**Data excerpt**:
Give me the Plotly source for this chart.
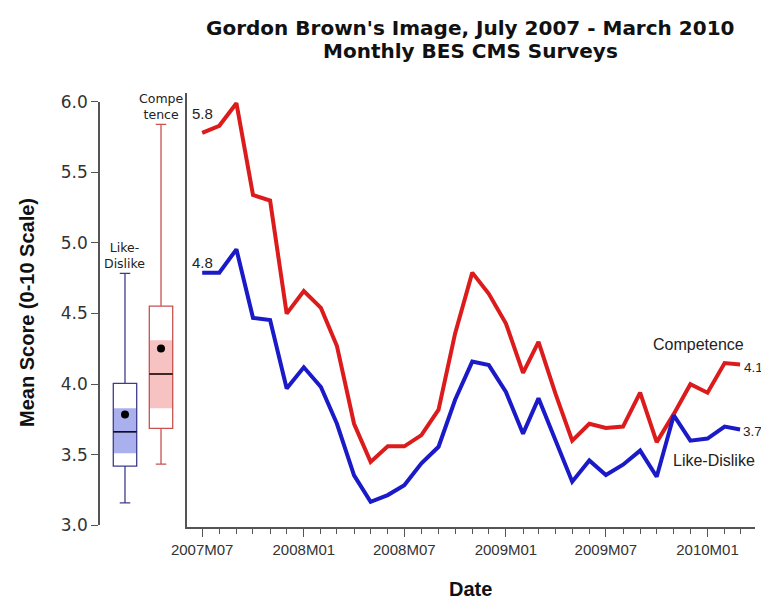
import plotly.graph_objects as go

# ---------------- data ----------------
months = ["2007-07-01", "2007-08-01", "2007-09-01", "2007-10-01", "2007-11-01", "2007-12-01",
          "2008-01-01", "2008-02-01", "2008-03-01", "2008-04-01", "2008-05-01", "2008-06-01",
          "2008-07-01", "2008-08-01", "2008-09-01", "2008-10-01", "2008-11-01", "2008-12-01",
          "2009-01-01", "2009-02-01", "2009-03-01", "2009-04-01", "2009-05-01", "2009-06-01",
          "2009-07-01", "2009-08-01", "2009-09-01", "2009-10-01", "2009-11-01", "2009-12-01",
          "2010-01-01", "2010-02-01", "2010-03-01"]

competence = [5.78, 5.83, 5.99, 5.34, 5.30, 4.50, 4.66, 4.54, 4.27, 3.72, 3.45, 3.56,
              3.56, 3.64, 3.82, 4.36, 4.79, 4.64, 4.43, 4.08, 4.30, 3.93, 3.60, 3.72,
              3.69, 3.70, 3.94, 3.59, 3.79, 4.00, 3.94, 4.15, 4.14]

like_dislike = [4.79, 4.79, 4.955, 4.47, 4.455, 3.97, 4.12, 3.98, 3.72, 3.355, 3.167, 3.215,
                3.285, 3.44, 3.557, 3.89, 4.16, 4.135, 3.945, 3.65, 3.90, 3.60, 3.31, 3.46,
                3.357, 3.43, 3.53, 3.345, 3.78, 3.60, 3.615, 3.70, 3.68]

box_labels = ["Like-<br>Dislike", "Compe<br>tence"]
box_q1 = [3.42, 3.687]
box_median = [3.663, 4.072]
box_q3 = [4.005, 4.553]
box_lowerfence = [3.16, 3.434]
box_upperfence = [4.785, 5.84]
box_mean = [3.786, 4.253]
band_low = [3.51, 3.829]
band_high = [3.83, 4.31]

y_ticks = [3.0, 3.5, 4.0, 4.5, 5.0, 5.5, 6.0]
x_tick_dates = ["2007-07-01", "2008-01-01", "2008-07-01", "2009-01-01", "2009-07-01", "2010-01-01"]
x_tick_labels = ["2007M07", "2008M01", "2008M07", "2009M01", "2009M07", "2010M01"]

# ---------------- styles ----------------
RED = "#dc1c1c"
BLUE = "#1a1ac8"
BOX_LINE = ["#3c3c8c", "#c85050"]
BAND = ["#aab0ee", "#f7c2c2"]
AXIS = "#555555"
TXT = "#222222"
box_pos = [0, 1]
box_w = 0.65

fig = go.Figure()

for k in range(2):
    fig.add_trace(go.Bar(x=[box_pos[k]], y=[band_high[k] - band_low[k]], base=[band_low[k]],
                         width=box_w, marker=dict(color=BAND[k], line=dict(width=0)),
                         xaxis="x", yaxis="y", hoverinfo="skip"))
    fig.add_trace(go.Box(x=[box_pos[k]], q1=[box_q1[k]], median=[box_median[k]], q3=[box_q3[k]],
                         lowerfence=[box_lowerfence[k]], upperfence=[box_upperfence[k]],
                         width=box_w, whiskerwidth=0.45, fillcolor="rgba(0,0,0,0)",
                         line=dict(color=BOX_LINE[k], width=1.3), boxpoints=False,
                         xaxis="x", yaxis="y"))
    fig.add_trace(go.Scatter(x=[box_pos[k] - box_w / 2, box_pos[k] + box_w / 2],
                             y=[box_median[k], box_median[k]], mode="lines",
                             line=dict(color="#111111", width=1.5), xaxis="x", yaxis="y"))
    fig.add_trace(go.Scatter(x=[box_pos[k]], y=[box_mean[k]], mode="markers",
                             marker=dict(color="black", size=8), xaxis="x", yaxis="y"))
    fig.add_annotation(x=box_pos[k], y=box_upperfence[k], xref="x", yref="y",
                       text=box_labels[k], showarrow=False, xanchor="center", yanchor="bottom",
                       yshift=0, font=dict(family="DejaVu Sans", size=12.5, color=TXT))

fig.add_trace(go.Scatter(x=months, y=competence, mode="lines", line=dict(color=RED, width=4),
                         xaxis="x2", yaxis="y2", name="Competence"))
fig.add_trace(go.Scatter(x=months, y=like_dislike, mode="lines", line=dict(color=BLUE, width=4),
                         xaxis="x2", yaxis="y2", name="Like-Dislike"))

lab_font = dict(family="Liberation Sans", size=15, color=TXT)
end_font = dict(family="Liberation Sans", size=13.5, color=TXT)
fig.add_annotation(x=months[0], y=competence[0], xref="x2", yref="y2", text=f"{competence[0]:.1f}",
                   showarrow=False, xanchor="center", yanchor="middle", yshift=19, font=lab_font)
fig.add_annotation(x=months[0], y=like_dislike[0], xref="x2", yref="y2", text=f"{like_dislike[0]:.1f}",
                   showarrow=False, xanchor="center", yanchor="middle", yshift=10, font=lab_font)
fig.add_annotation(x=months[-1], y=competence[-1], xref="x2", yref="y2", text=f"{competence[-1]:.1f}",
                   showarrow=False, xanchor="left", yanchor="middle", xshift=2, yshift=-3, font=end_font)
fig.add_annotation(x=months[-1], y=like_dislike[-1], xref="x2", yref="y2", text=f"{like_dislike[-1]:.1f}",
                   showarrow=False, xanchor="left", yanchor="middle", xshift=1, yshift=-2, font=end_font)
fig.add_annotation(x="2009-12-16", y=4.28, xref="x2", yref="y2", text="Competence",
                   showarrow=False, xanchor="center", yanchor="middle",
                   font=dict(family="Liberation Sans", size=16, color=TXT))
fig.add_annotation(x="2010-01-13", y=3.46, xref="x2", yref="y2", text="Like-Dislike",
                   showarrow=False, xanchor="center", yanchor="middle",
                   font=dict(family="Liberation Sans", size=16, color=TXT))

# titles
title_font = dict(family="DejaVu Sans", size=20, color="#111111", weight="bold")
fig.add_annotation(x=0.565, y=1.1498, xref="paper", yref="paper",
                   text="Gordon Brown's Image, July 2007 - March 2010", showarrow=False,
                   xanchor="center", yanchor="middle", font=title_font)
fig.add_annotation(x=0.565, y=1.0968, xref="paper", yref="paper",
                   text="Monthly BES CMS Surveys", showarrow=False,
                   xanchor="center", yanchor="middle", font=title_font)
fig.add_annotation(x=0.565, y=-0.1429, xref="paper", yref="paper", text="Date", showarrow=False,
                   xanchor="center", yanchor="middle",
                   font=dict(family="Liberation Sans", size=20, color="#111111", weight="bold"))
fig.add_annotation(x=-0.1115, y=0.4954, xref="paper", yref="paper", text="Mean Score (0-10 Scale)",
                   showarrow=False, textangle=-90, xanchor="center", yanchor="middle",
                   font=dict(family="Liberation Sans", size=20, color="#111111", weight="bold"))

# the page places the figure 8px in from the top-left corner, so the canvas is 8px smaller
fig.update_layout(
    width=761, height=595,
    margin=dict(l=92, r=14, t=85, b=76),
    paper_bgcolor="white", plot_bgcolor="white",
    showlegend=False, barmode="overlay",
    xaxis=dict(domain=[0, 0.1324], range=[-0.694, 1.714], visible=False, anchor="y",
               fixedrange=True),
    yaxis=dict(domain=[0.0037, 0.980], range=[3, 6], anchor="x", showline=True, linecolor=AXIS,
               linewidth=1.5, ticks="outside", ticklen=7, tickcolor=AXIS, tickwidth=1.2,
               tickvals=y_ticks, tickformat=".1f", showgrid=False, zeroline=False,
               tickfont=dict(family="DejaVu Sans", size=17, color="#333333")),
    xaxis2=dict(domain=[0.1324, 1], anchor="y2", type="date", range=["2007-06-03", "2010-03-28"],
                showline=True, linecolor=AXIS, linewidth=1.5, ticks="outside", ticklen=8,
                tickcolor=AXIS, tickwidth=1.2, tickvals=x_tick_dates, ticktext=x_tick_labels,
                showgrid=False, zeroline=False,
                minor=dict(ticks="outside", ticklen=5, tickcolor=AXIS, tickwidth=1.2,
                           dtick="M1", tick0="2007-07-01", showgrid=False),
                tickfont=dict(family="Liberation Sans", size=15, color="#333333")),
    yaxis2=dict(domain=[0, 1], anchor="x2", range=[2.989, 6.062], showline=True, linecolor=AXIS,
                linewidth=1.5, ticks="", showticklabels=False, showgrid=False, zeroline=False),
)

fig.write_html("out.html")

**Do this**:
Leave out the pictures and restate, word for word, the lines from the top of the data through the line containing "import plotly.graph_objects as go", both included.

**Output below**:
Give me the Plotly source for this chart.
import plotly.graph_objects as go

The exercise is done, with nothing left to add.